Die Unabhängige Kommission Antiziganismus empfiehlt …

• den Polizeigewerkschaften und -verbänden, sich im Sinne ihrer Mitglieder dafür einsetzen, dass diesen eine grundgesetz- und menschenrechtskonforme Ausübung ihrer Tätigkeit durch ihre Arbeitgeber ermöglicht wird. Das Ziel sollte sein, dass eingeschliffene Strukturen, Abläufe und Praktiken, die Polizist:innen und anderen Mitarbeiter:innen von Ermittlungsbehörden eine grundgesetz- und menschenrechtskonforme Ausübung ihrer Tätigkeit erschweren oder verunmöglichen, benannt und abgebaut werden.

• den Redaktionen von Polizeifachzeitschriften auf die Publikation von Artikeln mit ethnisierenden oder rassistischen Inhalten zu verzichten. In Streitfällen sollten Redaktionen Beiträge kontextualisieren und eine kontroverse Debatte mit unterschiedlichen Positionen ermöglichen.

Forschung

Die Unabhängige Kommission Antiziganismus empfiehlt …

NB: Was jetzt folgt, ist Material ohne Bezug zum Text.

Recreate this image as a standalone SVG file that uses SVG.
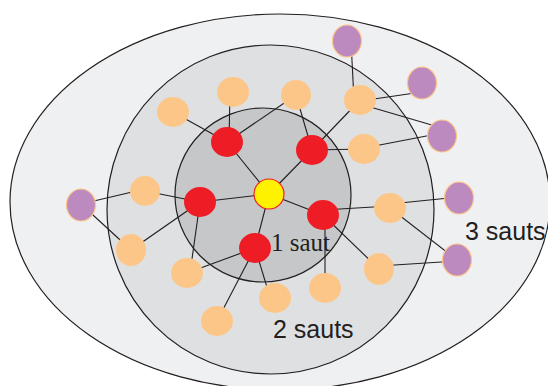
<svg xmlns="http://www.w3.org/2000/svg" width="548" height="386" viewBox="0 0 548 386">
<style>
.ring{stroke:#231F20;stroke-width:1.2}
.e line{stroke:#231F20;stroke-width:1.1}
.y{fill:#FFF200;stroke:#EE1C25;stroke-width:1.2}
.r{fill:#EE1C25}
.o{fill:#FDC689}
.p{fill:#BC8ABF;stroke:#FDC689;stroke-width:1.2}
.lbl{font-family:"Liberation Sans",Arial,sans-serif;font-size:25px;fill:#231F20}
.lbs{font-family:"Liberation Serif","Times New Roman",serif;font-size:25px;fill:#231F20}
</style>
<rect width="548" height="386" fill="#FFFFFF"/>
<g id="zone3"><ellipse class="ring" cx="280" cy="202" rx="270" ry="188" fill="#EFF0F2"/></g>
<g id="zone2"><ellipse class="ring" cx="270.5" cy="209.5" rx="163.5" ry="164.5" fill="#DFE0E2"/></g>
<g id="zone1"><ellipse class="ring" cx="263" cy="195" rx="88" ry="87" fill="#C6C7C9"/></g>
<g id="connectors" class="e">
<line x1="269" y1="194" x2="227" y2="142"/>
<line x1="269" y1="194" x2="312" y2="150"/>
<line x1="269" y1="194" x2="200" y2="202"/>
<line x1="269" y1="194" x2="323" y2="215"/>
<line x1="269" y1="194" x2="255" y2="248"/>
<line x1="227" y1="142" x2="173" y2="112"/>
<line x1="229" y1="142" x2="230" y2="92"/>
<line x1="227" y1="142" x2="296" y2="95"/>
<line x1="312" y1="150" x2="296" y2="95"/>
<line x1="312" y1="150" x2="360" y2="100"/>
<line x1="312" y1="150" x2="364" y2="149"/>
<line x1="200" y1="202" x2="145" y2="191"/>
<line x1="200" y1="202" x2="131" y2="250"/>
<line x1="200" y1="202" x2="190" y2="273"/>
<line x1="255" y1="248" x2="187" y2="273"/>
<line x1="255" y1="248" x2="217" y2="321"/>
<line x1="255" y1="248" x2="270" y2="297"/>
<line x1="325" y1="215" x2="325" y2="288"/>
<line x1="323" y1="215" x2="379" y2="269"/>
<line x1="323" y1="210" x2="390" y2="206"/>
<line x1="351" y1="41" x2="354" y2="100"/>
<line x1="360" y1="101" x2="422" y2="92"/>
<line x1="360" y1="104" x2="442" y2="128"/>
<line x1="364" y1="148" x2="442" y2="133"/>
<line x1="390" y1="204" x2="459" y2="197"/>
<line x1="390" y1="208" x2="457" y2="260"/>
<line x1="379" y1="266" x2="457" y2="261"/>
<line x1="81" y1="204" x2="145" y2="189"/>
<line x1="81" y1="204" x2="131" y2="250"/>
</g>
<g id="n0"><ellipse class="y" cx="269" cy="194" rx="15" ry="15"/></g>
<g id="r1"><ellipse class="r" cx="227" cy="142" rx="16" ry="15"/></g>
<g id="r2"><ellipse class="r" cx="312" cy="150" rx="16" ry="15"/></g>
<g id="r3"><ellipse class="r" cx="200" cy="202" rx="16" ry="15"/></g>
<g id="r4"><ellipse class="r" cx="323" cy="215" rx="16" ry="15"/></g>
<g id="r5"><ellipse class="r" cx="255" cy="248" rx="16" ry="15"/></g>
<g id="o1"><ellipse class="o" cx="173" cy="112" rx="16" ry="15"/></g>
<g id="o2"><ellipse class="o" cx="233" cy="92" rx="16" ry="15"/></g>
<g id="o3"><ellipse class="o" cx="296" cy="95" rx="15" ry="15"/></g>
<g id="o4"><ellipse class="o" cx="360" cy="100" rx="16" ry="15"/></g>
<g id="o5"><ellipse class="o" cx="364" cy="149" rx="16" ry="15"/></g>
<g id="o6"><ellipse class="o" cx="145" cy="191" rx="15" ry="15"/></g>
<g id="o7"><ellipse class="o" cx="131" cy="250" rx="15" ry="16"/></g>
<g id="o8"><ellipse class="o" cx="187" cy="273" rx="16" ry="15"/></g>
<g id="o9"><ellipse class="o" cx="217" cy="321" rx="16" ry="15"/></g>
<g id="o10"><ellipse class="o" cx="275" cy="298" rx="16" ry="15"/></g>
<g id="o11"><ellipse class="o" cx="325" cy="288" rx="16" ry="15"/></g>
<g id="o12"><ellipse class="o" cx="379" cy="269" rx="15" ry="16"/></g>
<g id="o13"><ellipse class="o" cx="390" cy="208" rx="16" ry="15"/></g>
<g id="p1"><ellipse class="p" cx="347" cy="41" rx="14.5" ry="16"/></g>
<g id="p2"><ellipse class="p" cx="422" cy="83" rx="14.5" ry="16"/></g>
<g id="p3"><ellipse class="p" cx="442" cy="136" rx="14.5" ry="16"/></g>
<g id="p4"><ellipse class="p" cx="459" cy="198" rx="14.5" ry="16"/></g>
<g id="p5"><ellipse class="p" cx="457" cy="260" rx="14.5" ry="16"/></g>
<g id="p6"><ellipse class="p" cx="81" cy="205" rx="14.5" ry="16"/></g>
<text class="lbs" x="271" y="251">1 saut</text>
<text class="lbl" x="273" y="338">2 sauts</text>
<text class="lbl" x="465" y="240">3 sauts</text>
</svg>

• kriminologische Untersuchungen, deren Quellen primär aus Aussagen von Polizist:innen und anderen Mitarbeiter:innen von Ermittlungsbehörden oder aus polizeilichen Ermittlungsakten bestehen, gemäß gängiger wissenschaftlicher Standards einer quellenkritischen Überprüfung und Kontextualisierung zu unterziehen. • Universitäten, außeruniversitären Forschungseinrichtungen Stiftungen, Wissenschaftsvereinigungen und Wissenschaftler:innen, die Forschung zu polizeilicher Diskriminierung von Roma und Sinti  in Geschichte und Gegenwart deutlich zu intensivieren, zu rezipieren und institutionell und finanziell zu fördern.

Wir haben Genderungen durch die Volksbezeichnung „Roma und Sinti“ ersetzt. Zur Begründung:

  • Es wird auch nicht im Ursprungsbericht überall gendergerecht formuliert.
  • Der Bericht weist auf die kontroverse Diskussion zur Genderung hin.
  • Wir möchten als Volk wahrgenommen werden. Als Individuen kann uns jeder gerne in unserer Vielfalt kennenlernen.
  • Wenn es wirklich konsequent um Genderung geht, müsste man auch „Franzosen und Französinnen“ als „Femme et Homme“ formulieren. Bitte verstehen Sie diese Absurdität.
  • Wir bevorzugen generell die Verwendung einer geschlechtsneutralen Form in der Sprache des Romanes.